Nepotisme di Kekaisaran Ottoman: Dari Pengecualian Menjadi Aturan
Hingga abad ke-16, Kekaisaran Ottoman relatif bersih dari praktik favoritisme. Prinsip-prinsip keadilan dan kejujuran yang ditanamkan oleh para pendiri seperti Osman Gazi dan Syekh Edebali menjadi benteng yang kokoh. Namun, memasuki akhir abad ke-16, seiring dengan melemahnya otoritas pemerintah dan munculnya masalah finansial, korupsi, suap, dan nepotisme mulai menyebar luas.
Sistem medresseh (pendidikan) yang sebelumnya sangat menjunjung tinggi kualifikasi akademis mulai terintervensi oleh politik dan favoritisme. Jabatan-jabatan penting tidak lagi diisi berdasarkan kompetensi, melainkan kedekatan.
Salah satu contoh paling ikonik adalah praktik "cradle of ulema" (Buaian Ulama). Jika seorang ulama (cendekiawan) memiliki anak laki-laki, anak tersebut secara otomatis akan mendapatkan gaji setara dengan ayahnya sejak lahir, dengan asumsi ia akan tumbuh menjadi cendekiawan juga. Praktik ini menjadi simbol bagaimana nepotisme telah merusak sistem meritokrasi di Ottoman.
Contoh lain adalah pengangkatan menantu-menantu Sultan (damat) ke posisi-posisi strategis. Meskipun beberapa di antaranya memang memiliki kapabilitas, seperti Ibrahim Pasha, banyak juga yang diangkat murni karena hubungan keluarga, bukan karena kualifikasi.
Upaya Pemberantasan: Sistem Devşirme dan Reformasi
Kekaisaran Ottoman sebenarnya menyadari bahaya favoritisme. Salah satu upaya paling signifikan untuk mencegahnya adalah sistem devşirme. Dalam sistem ini, anak-anak non-Muslim dari wilayah Balkan direkrut, dididik di istana, dan diangkat menjadi pejabat tinggi atau prajurit Janissari. Karena mereka tidak memiliki kerabat di dalam struktur kekuasaan, diharapkan mereka bisa bekerja secara profesional tanpa bias favoritisme. Banyak tokoh besar seperti Sokullu Mehmet Pasha dan arsitek legendaris Mimar Sinan adalah produk dari sistem ini.

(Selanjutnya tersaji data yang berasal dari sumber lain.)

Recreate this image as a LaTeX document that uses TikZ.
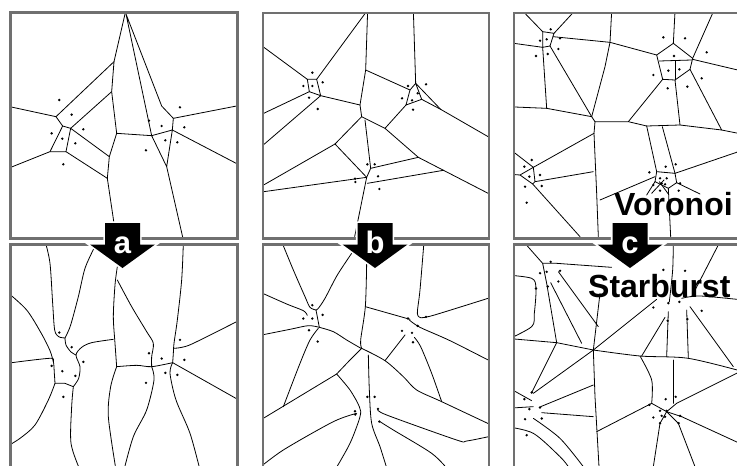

Namun, seiring berjalannya waktu, sistem ini pun mengalami kemunduran. Reformasi-reformasi lain, seperti yang diupayakan oleh Sultan Selim III pada abad ke-18, mencoba untuk mengembalikan meritokrasi dan memberantas suap, namun seringkali gagal karena tidak mendapat dukungan penuh dari para pejabatnya.
Pelajaran dari Sejarah
Kisah pasang surut nepotisme di Kekaisaran Ottoman memberikan pelajaran berharga. Ia menunjukkan bahwa sistem yang paling kokoh sekalipun bisa runtuh ketika prinsip-prinsip keadilan dan meritokrasi mulai terkikis oleh kepentingan pribadi dan kelompok. Sejarah ini mengingatkan kita bahwa perjuangan melawan favoritisme adalah perjuangan berkelanjutan untuk menjaga integritas dan kesehatan sebuah organisasi, entah itu sebuah kekaisaran besar maupun institusi modern.